“Dyrektywa 2003/87/WE (Dyrektywa ETS) przewiduje, że wpływy ze sprzedaży uprawnień na aukcjach są dochodami publicznymi, rozdysponowanymi przez państwa członkowskie. Zgodnie z dyrektywą ETS, co najmniej 50 proc. wpływów, lub ich równowartość powinna być przeznaczana na cele klimatyczne. Dotyczą one: transformacji sektora energetycznego i inwestycji w odnawialne źródła energii, zachęt do przestawiania się na niskie emisje czy publiczne środki transportu. Obejmują też środki służące poprawieniu efektywności energetycznej, sieci ciepłowniczych i termomodernizacji budynków lub dostarczeniu wsparcia finansowego w celu uwzględnienia aspektów społecznych w przypadku gospodarstw domowych o niższych i średnich dochodach. Ponadto nakłady te, zgodnie z zapisami Dyrektywy 2003/87/WE (Dyrektywa ETS), mogą mieć również charakter np. ulg podatkowych” – informuje resort klimatu.
Teza mija się z prawdą?
“Teza przedstawiona w reportażu TVN24 pt. +Ulotne miliardy+ mija się z prawdą. Według Redakcji, w omawianym okresie tj. w latach 2013- 2022 (sierpień) pula funduszy ze sprzedaży ETS wyniosła 60 mld zł. Jak podano, połowa tej puli czyli 30 mld zł, do tej pory mogła przez polski rząd zostać wydana na OZE, programy wsparcia obywateli, jak +Mój Prąd+ czy też zakup pomp ciepła. Według Redakcji, środki te zostały jednak wchłonięte przez budżet Państwa” – pisze MKiŚ.

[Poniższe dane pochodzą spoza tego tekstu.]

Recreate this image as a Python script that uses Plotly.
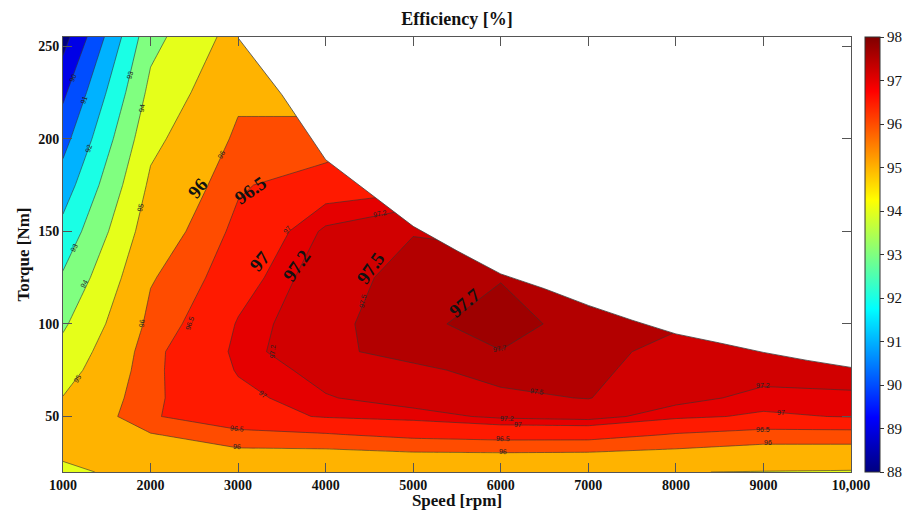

“Całkowita kwota finansowania na cele klimatyczne, w tym mobilizowanego ulgą podatkową, wyniosła w Polsce co najmniej 105 mld zł. Stanowi to więcej niż wyniosły w tym czasie wpływy ze sprzedaży uprawnień do emisji CO2. W rzeczywistości, w omawianym w reportażu okresie – w latach 2013-2022 (sierpień), na cele klimatyczne przeznaczono kolejno, na:
- wsparcie OZE – 18,7 mld zł;
- wsparcie najuboższych odbiorców energii – dotychczas 14,1 mld zł;
- wsparcie publicznego transportu zbiorowego – 39,2 mld zł;
- wsparcie przemysłów energochłonnych – 5,1 mld zł;
- wsparcie podmiotów sektora energetycznego z przeznaczeniem na działania inwestycyjne wpisujące się w strategię jego transformacji – 6,8 mld;
- odliczenia od dochodów w ramach wspierania termomodernizacji i remontów przez wprowadzenie tzw. ulgi termomodernizacyjnej 21,4 mld zł (skutek dla budżetu to ubytek dochodów o 3,8 mld zł);
- rozwój elektromobilności – 0,3 mld zł.
Wszystkie powyższe cele są zgodne z celami wyszczególnionymi i opisanymi w dyrektywie” – informuje Ministerstwo Klimatu i Środowiska.
Rozliczenie na stronie
“Ponadto, zgodnie z obowiązującym prawe, państwa członkowskie zobowiązane są do corocznego przygotowania i przedłożenia Komisji Europejskiej sprawozdania o wykorzystaniu dochodów uzyskanych z aukcji uprawnień do emisji lub ich równowartości finansowej. Rozliczenie środków jakie otrzymała Polska z ETS w 2021 r. dostępne jest na stronach Komisji Europejskiej pod linkiem: https://reportnet.europa.eu/public/dataflow/542. Komisja Europejska nie zgłaszała uwag do przedstawionego sprawozdania. Dotyczy to zarówno ostatniego rozliczenia jak i wszystkich sprawozdań z wydatkowania środków z aukcji ETS jakie Polska przedłożyła od 2013 r.” – uważa resort klimatu.
“Nie jest również prawdą, jak zasygnalizowane zostało to w reportażu, że Ministerstwo Klimatu i Środowiska uchylało się od odpowiedzi na pytania związane z wydatkowaniem środków z handlu ETS. Pytanie w tej sprawie otrzymaliśmy z redakcji TVN24 11 maja br., odpowiedź udzielona została 13 maja.
Mając powyższe na uwadze, przedstawione w 6 września br. w reportażu TVN24 pt. +Ulotne miliardy+ stwierdzenie, że środki z ETS wydawane są niezgodnie z założeniami Komisji Europejskiej, jest nieprawdziwe i stanowi jawną manipulację” – podsumowuje MKiŚ.